Charts and diagrams as code

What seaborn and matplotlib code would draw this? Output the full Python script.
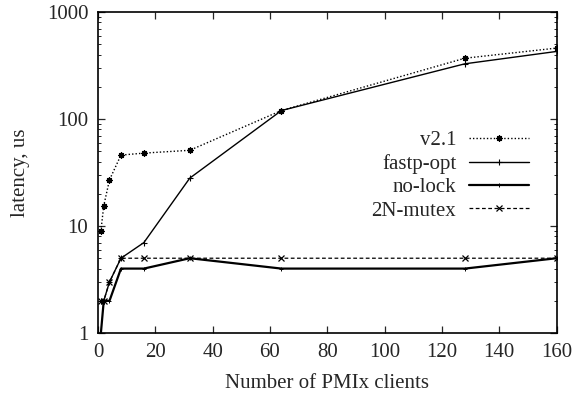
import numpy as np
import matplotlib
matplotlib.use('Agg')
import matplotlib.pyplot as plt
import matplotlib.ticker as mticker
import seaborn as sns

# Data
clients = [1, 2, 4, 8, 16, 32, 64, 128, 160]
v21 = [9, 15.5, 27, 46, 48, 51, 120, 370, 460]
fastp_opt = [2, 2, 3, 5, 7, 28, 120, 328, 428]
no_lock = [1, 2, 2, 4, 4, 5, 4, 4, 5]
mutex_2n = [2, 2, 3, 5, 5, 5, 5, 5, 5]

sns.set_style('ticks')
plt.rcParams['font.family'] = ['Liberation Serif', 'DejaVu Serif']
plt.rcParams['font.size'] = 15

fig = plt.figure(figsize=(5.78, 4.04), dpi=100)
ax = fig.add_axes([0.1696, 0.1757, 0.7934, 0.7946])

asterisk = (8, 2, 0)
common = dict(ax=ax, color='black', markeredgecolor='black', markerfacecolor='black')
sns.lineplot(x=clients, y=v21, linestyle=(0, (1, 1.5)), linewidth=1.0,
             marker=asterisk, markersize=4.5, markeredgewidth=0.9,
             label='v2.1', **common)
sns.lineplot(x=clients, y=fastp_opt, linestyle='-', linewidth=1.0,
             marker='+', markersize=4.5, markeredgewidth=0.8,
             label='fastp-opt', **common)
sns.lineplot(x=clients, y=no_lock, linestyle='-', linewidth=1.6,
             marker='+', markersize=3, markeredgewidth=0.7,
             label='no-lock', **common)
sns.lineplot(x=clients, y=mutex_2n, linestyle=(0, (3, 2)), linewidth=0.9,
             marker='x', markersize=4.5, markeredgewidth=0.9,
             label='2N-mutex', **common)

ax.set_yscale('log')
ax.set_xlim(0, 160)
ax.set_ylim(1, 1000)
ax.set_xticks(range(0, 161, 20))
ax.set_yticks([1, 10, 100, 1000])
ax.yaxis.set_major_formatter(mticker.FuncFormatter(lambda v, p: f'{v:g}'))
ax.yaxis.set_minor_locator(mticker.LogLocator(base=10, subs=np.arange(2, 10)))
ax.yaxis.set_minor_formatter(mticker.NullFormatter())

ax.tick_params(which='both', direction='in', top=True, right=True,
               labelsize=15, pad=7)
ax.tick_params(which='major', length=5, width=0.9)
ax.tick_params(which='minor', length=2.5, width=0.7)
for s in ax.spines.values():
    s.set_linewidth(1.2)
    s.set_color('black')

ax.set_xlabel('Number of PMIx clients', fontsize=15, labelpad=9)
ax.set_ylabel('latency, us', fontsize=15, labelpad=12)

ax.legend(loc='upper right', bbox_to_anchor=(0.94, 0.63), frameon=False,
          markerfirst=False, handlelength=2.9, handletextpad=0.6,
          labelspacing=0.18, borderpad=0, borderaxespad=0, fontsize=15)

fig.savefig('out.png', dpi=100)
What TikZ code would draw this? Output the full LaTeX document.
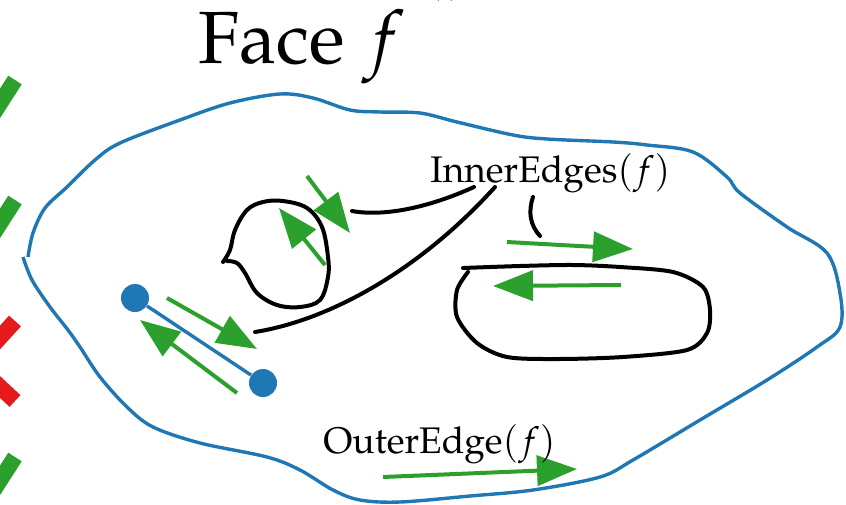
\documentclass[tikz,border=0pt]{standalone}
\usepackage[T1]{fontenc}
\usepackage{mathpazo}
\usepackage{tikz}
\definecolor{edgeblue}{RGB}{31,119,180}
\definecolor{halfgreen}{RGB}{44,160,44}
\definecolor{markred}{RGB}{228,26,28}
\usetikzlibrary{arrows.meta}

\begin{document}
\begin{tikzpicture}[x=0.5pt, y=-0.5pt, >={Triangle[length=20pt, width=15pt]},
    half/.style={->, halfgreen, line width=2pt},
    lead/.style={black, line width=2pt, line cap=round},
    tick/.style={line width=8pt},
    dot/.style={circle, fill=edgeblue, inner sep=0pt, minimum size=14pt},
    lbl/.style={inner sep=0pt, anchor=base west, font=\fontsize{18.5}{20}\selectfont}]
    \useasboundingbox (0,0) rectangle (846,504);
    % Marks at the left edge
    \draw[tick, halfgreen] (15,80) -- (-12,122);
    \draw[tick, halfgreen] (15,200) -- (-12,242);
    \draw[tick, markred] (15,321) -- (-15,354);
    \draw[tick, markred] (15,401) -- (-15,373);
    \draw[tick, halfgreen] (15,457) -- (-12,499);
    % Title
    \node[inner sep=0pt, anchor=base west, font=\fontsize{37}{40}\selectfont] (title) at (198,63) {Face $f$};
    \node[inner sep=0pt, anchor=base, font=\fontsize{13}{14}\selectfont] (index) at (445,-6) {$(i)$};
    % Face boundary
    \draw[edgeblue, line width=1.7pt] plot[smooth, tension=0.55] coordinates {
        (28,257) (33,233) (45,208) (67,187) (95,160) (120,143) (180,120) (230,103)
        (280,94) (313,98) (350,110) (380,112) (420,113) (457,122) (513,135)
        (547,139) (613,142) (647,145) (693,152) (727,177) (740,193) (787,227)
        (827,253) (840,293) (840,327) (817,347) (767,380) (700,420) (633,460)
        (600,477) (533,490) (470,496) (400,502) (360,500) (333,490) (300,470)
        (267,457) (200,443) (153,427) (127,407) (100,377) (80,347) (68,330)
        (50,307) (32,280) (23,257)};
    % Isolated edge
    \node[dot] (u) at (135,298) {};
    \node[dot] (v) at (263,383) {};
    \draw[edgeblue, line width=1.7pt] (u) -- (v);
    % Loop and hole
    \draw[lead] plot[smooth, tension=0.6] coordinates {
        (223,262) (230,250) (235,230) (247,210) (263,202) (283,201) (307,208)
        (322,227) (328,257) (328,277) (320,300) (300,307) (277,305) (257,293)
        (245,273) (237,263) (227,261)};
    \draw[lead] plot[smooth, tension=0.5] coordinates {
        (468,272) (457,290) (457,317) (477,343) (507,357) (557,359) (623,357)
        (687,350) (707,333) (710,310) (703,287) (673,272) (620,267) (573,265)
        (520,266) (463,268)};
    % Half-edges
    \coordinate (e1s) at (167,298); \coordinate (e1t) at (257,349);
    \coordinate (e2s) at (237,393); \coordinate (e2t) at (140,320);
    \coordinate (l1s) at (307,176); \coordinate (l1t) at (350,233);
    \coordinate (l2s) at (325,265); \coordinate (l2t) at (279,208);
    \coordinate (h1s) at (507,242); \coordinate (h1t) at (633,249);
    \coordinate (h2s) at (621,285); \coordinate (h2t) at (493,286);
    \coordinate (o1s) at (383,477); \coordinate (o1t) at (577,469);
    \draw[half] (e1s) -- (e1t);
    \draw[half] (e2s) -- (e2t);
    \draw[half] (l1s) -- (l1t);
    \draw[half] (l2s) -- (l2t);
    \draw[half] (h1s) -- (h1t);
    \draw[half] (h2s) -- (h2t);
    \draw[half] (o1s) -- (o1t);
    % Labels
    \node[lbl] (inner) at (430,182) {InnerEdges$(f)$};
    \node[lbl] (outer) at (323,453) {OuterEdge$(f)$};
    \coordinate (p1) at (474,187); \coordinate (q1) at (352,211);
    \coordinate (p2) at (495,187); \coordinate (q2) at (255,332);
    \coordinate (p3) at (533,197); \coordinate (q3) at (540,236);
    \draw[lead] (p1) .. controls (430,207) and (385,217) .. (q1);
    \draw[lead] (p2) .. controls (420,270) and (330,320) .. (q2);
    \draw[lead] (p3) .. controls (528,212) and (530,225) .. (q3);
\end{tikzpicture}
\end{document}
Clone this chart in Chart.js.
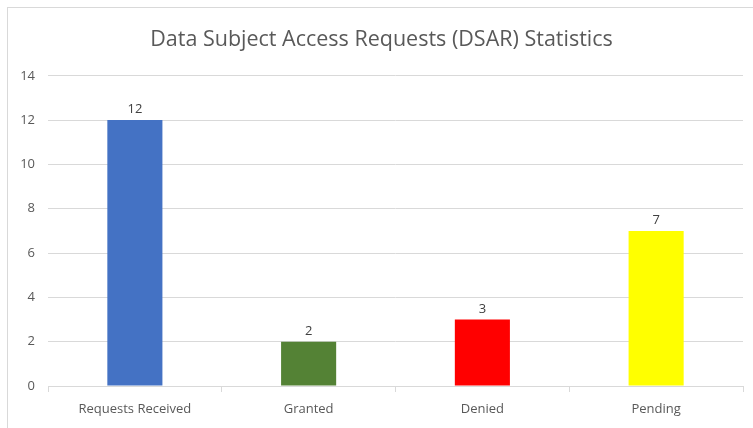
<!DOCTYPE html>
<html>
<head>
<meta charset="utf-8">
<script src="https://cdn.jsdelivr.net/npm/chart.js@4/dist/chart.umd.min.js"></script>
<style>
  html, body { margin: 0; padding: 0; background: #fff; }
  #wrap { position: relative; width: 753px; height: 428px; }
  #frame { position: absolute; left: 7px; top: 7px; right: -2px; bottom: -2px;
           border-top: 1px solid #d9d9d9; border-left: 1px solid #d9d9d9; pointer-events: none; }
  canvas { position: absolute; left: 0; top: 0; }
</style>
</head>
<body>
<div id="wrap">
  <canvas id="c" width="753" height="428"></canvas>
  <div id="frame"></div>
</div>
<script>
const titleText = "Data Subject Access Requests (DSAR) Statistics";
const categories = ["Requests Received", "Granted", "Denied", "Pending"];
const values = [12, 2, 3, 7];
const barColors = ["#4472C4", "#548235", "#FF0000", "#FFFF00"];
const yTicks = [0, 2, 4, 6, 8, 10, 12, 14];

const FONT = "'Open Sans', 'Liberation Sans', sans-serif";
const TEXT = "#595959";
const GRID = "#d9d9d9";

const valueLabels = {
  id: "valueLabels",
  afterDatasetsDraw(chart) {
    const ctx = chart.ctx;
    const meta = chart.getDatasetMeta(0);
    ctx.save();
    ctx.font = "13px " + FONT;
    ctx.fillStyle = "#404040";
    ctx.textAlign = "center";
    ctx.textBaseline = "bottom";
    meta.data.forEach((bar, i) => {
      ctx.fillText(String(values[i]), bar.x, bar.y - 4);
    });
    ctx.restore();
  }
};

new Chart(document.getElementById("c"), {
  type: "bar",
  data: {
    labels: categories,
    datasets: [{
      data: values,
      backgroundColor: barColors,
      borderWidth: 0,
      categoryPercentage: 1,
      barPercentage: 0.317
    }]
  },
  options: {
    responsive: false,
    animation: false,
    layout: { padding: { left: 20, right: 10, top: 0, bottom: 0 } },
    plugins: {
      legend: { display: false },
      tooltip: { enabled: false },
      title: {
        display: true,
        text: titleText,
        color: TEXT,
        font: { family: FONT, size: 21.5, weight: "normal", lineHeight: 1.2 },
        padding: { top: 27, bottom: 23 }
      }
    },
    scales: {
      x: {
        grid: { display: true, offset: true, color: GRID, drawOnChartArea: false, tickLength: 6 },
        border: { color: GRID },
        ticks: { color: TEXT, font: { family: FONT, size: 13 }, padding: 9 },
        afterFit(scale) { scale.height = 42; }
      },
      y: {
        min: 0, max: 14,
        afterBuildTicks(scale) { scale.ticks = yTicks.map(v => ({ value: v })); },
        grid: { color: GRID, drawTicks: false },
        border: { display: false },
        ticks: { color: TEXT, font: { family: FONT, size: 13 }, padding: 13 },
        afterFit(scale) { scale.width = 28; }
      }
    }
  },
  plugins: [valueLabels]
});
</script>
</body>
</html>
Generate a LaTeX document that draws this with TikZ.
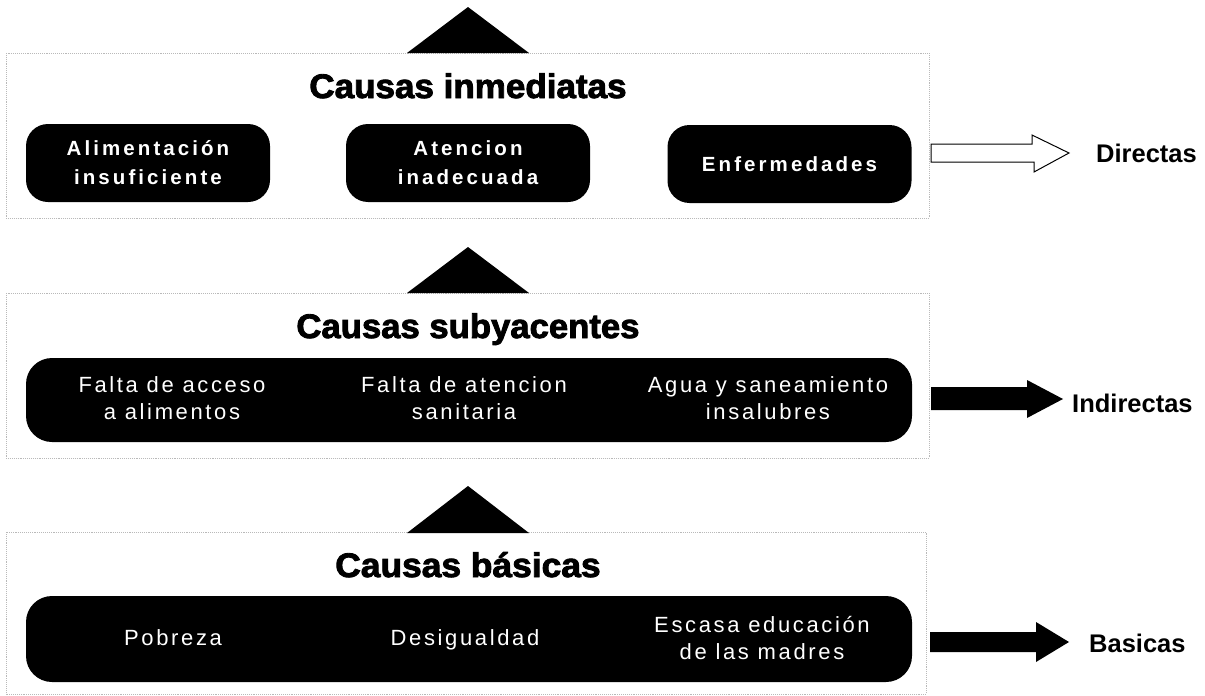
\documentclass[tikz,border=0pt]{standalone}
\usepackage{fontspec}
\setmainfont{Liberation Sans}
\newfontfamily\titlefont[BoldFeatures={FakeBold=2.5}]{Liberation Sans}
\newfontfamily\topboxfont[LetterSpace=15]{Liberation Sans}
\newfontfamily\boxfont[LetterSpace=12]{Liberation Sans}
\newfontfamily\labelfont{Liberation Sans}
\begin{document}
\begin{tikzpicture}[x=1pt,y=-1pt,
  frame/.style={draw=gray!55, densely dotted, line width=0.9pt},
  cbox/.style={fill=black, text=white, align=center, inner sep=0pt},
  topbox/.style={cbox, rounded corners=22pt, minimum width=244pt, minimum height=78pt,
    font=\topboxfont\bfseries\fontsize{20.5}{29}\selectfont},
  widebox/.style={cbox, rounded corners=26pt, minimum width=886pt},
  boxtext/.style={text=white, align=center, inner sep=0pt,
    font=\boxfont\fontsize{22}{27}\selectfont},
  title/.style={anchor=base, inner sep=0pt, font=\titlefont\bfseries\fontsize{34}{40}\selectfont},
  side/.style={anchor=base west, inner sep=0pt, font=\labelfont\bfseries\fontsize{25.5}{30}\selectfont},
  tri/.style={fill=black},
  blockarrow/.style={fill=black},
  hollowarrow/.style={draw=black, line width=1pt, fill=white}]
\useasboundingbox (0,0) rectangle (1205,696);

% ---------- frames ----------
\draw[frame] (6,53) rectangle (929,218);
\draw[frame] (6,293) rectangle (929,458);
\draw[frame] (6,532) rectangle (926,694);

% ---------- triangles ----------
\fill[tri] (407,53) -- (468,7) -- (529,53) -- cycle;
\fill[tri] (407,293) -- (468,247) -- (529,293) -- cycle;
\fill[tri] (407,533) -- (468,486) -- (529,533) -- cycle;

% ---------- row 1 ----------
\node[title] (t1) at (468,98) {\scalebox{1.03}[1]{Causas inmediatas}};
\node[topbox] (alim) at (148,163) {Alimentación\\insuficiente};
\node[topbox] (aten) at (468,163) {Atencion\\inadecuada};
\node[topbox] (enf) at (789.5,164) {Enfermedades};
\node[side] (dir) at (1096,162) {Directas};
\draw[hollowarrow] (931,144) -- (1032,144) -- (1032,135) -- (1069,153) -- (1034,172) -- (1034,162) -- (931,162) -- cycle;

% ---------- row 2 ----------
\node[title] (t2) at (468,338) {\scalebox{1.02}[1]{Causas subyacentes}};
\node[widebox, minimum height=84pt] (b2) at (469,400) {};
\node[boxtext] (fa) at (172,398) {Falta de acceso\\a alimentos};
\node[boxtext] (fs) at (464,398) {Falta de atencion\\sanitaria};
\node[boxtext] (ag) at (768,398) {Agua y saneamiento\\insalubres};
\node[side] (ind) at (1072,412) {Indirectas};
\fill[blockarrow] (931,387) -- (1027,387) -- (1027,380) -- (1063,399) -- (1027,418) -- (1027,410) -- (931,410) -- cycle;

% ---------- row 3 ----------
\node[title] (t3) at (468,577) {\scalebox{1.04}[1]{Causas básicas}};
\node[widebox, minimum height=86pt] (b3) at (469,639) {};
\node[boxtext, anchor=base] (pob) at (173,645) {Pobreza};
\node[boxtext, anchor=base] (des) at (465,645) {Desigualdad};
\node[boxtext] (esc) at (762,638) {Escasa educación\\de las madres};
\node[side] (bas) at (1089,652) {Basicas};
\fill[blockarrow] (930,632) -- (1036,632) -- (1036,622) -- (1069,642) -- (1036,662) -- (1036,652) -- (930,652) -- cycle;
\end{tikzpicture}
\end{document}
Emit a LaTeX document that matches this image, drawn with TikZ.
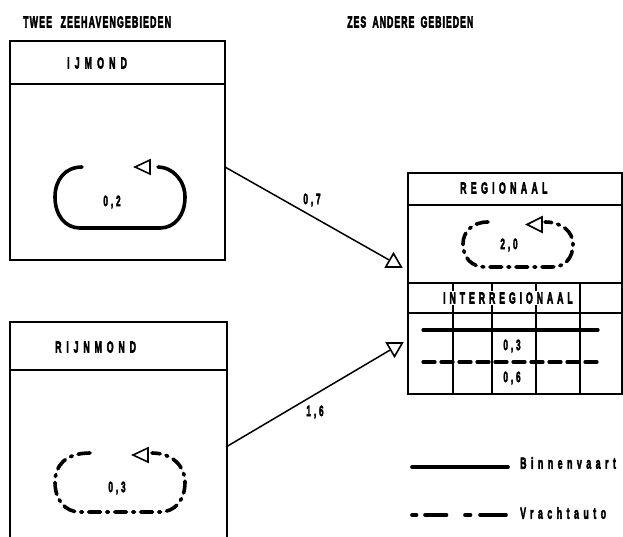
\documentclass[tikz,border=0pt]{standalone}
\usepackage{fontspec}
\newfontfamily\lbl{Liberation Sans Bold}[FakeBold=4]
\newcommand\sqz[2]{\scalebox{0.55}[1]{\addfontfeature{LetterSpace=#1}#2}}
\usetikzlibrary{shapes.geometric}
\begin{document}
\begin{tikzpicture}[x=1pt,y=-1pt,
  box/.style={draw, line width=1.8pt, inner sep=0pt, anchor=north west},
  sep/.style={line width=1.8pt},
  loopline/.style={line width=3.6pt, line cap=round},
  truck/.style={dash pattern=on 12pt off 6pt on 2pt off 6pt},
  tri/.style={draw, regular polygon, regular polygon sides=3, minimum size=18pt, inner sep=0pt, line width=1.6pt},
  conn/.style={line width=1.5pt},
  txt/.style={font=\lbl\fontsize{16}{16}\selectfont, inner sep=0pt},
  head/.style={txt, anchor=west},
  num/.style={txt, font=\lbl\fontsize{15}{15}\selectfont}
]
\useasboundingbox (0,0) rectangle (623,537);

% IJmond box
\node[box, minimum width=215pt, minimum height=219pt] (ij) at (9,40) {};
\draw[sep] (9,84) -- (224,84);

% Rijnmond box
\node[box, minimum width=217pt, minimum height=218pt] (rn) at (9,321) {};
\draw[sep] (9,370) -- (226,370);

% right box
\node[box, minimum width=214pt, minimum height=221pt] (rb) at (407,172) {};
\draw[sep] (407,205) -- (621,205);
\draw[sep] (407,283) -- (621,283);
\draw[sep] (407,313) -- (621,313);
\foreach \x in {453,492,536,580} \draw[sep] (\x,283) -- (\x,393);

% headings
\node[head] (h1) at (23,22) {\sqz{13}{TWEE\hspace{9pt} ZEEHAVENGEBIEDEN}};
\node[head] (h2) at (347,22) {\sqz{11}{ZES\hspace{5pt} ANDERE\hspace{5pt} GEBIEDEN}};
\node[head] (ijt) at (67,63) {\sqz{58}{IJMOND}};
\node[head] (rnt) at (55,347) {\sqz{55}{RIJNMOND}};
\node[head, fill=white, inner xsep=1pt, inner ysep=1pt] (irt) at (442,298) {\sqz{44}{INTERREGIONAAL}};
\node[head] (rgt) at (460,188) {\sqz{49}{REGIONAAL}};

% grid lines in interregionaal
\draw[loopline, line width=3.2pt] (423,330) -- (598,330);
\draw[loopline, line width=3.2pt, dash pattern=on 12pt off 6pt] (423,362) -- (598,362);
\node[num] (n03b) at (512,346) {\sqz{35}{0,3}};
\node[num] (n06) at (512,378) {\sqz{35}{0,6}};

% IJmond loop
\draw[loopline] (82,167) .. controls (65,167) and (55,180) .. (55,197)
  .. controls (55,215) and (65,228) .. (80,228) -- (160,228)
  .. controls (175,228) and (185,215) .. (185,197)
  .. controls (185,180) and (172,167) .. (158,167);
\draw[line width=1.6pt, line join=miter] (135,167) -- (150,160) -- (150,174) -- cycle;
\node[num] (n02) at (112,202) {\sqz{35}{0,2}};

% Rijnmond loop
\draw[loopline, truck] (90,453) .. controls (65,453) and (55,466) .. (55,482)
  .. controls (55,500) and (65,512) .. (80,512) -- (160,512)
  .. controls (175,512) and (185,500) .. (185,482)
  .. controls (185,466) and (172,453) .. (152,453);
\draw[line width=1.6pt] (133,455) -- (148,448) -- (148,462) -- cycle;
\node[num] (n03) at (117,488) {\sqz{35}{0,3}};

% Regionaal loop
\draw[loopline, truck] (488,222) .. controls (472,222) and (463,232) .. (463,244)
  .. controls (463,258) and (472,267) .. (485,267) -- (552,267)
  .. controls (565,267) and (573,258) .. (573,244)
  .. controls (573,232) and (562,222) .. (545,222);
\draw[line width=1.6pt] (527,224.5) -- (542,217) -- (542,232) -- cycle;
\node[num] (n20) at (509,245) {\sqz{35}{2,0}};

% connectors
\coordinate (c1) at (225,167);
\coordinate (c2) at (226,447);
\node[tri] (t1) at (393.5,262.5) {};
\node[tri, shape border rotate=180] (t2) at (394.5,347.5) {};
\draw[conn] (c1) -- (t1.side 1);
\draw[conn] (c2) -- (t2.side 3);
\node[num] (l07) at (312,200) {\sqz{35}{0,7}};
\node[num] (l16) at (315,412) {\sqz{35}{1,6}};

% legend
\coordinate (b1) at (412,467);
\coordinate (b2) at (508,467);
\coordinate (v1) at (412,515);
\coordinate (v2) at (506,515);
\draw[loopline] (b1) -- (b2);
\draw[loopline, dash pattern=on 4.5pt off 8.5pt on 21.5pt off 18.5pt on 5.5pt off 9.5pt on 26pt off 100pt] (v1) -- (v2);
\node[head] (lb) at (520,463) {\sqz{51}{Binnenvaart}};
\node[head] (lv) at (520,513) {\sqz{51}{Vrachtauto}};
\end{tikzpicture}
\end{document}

● **Objective**
Give back exactly the lines from the top of the records to the line containing "ax = fig.add_axes([0.1696, 0.1757, 0.7934, 0.7946])", both included, and no pictures.

● **Result for this exercise**
What seaborn and matplotlib code would draw this? Output the full Python script.
import numpy as np
import matplotlib
matplotlib.use('Agg')
import matplotlib.pyplot as plt
import matplotlib.ticker as mticker
import seaborn as sns

# Data
clients = [1, 2, 4, 8, 16, 32, 64, 128, 160]
v21 = [9, 15.5, 27, 46, 48, 51, 120, 370, 460]
fastp_opt = [2, 2, 3, 5, 7, 28, 120, 328, 428]
no_lock = [1, 2, 2, 4, 4, 5, 4, 4, 5]
mutex_2n = [2, 2, 3, 5, 5, 5, 5, 5, 5]

sns.set_style('ticks')
plt.rcParams['font.family'] = ['Liberation Serif', 'DejaVu Serif']
plt.rcParams['font.size'] = 15

fig = plt.figure(figsize=(5.78, 4.04), dpi=100)
ax = fig.add_axes([0.1696, 0.1757, 0.7934, 0.7946])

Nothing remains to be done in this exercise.